Consider the nested radical $(1)$

$${a-1\over 2}\left({\sqrt[3]a+1\over \sqrt[3]a-1}-1\right)=2\sqrt[3]a+\left[(a^2-7a+1)+(6a-3)\sqrt[3]a+(6-3a)\sqrt[3]{a^2}\right]^{1/3}\tag1$$

An attempt:

$x=\sqrt[3]a$

$$\left({a-1\over 2}\left({x+1\over x-1}-1\right)-2x\right)^3=...\tag2$$

$(2)$ on the LHS becomes

$$\left({a-1\over x-1}-2x\right)^3=\left({a-1\over x-1}\right)^3-6x\left({a-1\over x-1}\right)^2+12x^2\left({a-1\over x-1}\right)-8x^3$$

We can't and don't how to simplify it any further.

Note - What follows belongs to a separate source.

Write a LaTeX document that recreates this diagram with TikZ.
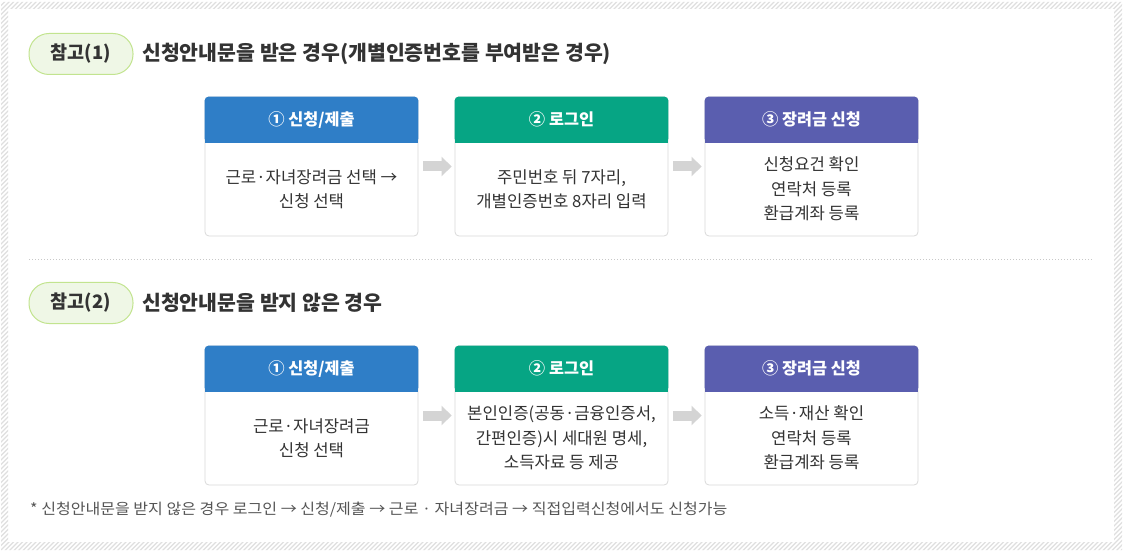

Can anyone help us to prove that $(1)$ does hold?

Answer 1

Using your substitution, you will find that the LHS simplifies to $x^2-x+1$, while the RHS simplifies to the cube root of a sextic in $x$, which you can straightforwardly check to be equal to $(x^2-x+1)^3$.

Answer 2

$y^3-1=(y-1)(y^2+y+1)$ ... let $y=\sqrt[3] a$. So I guess your LHS is \begin{eqnarray*} \frac{a-1}{2} \left( \frac{\sqrt[3] a+1 }{\sqrt[3] a-1}-1 \right) = (\sqrt[3] a)^2+\sqrt[3] a+1 \end{eqnarray*} Now subtract $2 \sqrt[3] a$ from both sides and then cube both sides ... you will get the second term of the RHS ... but the algebra is pretty heavy.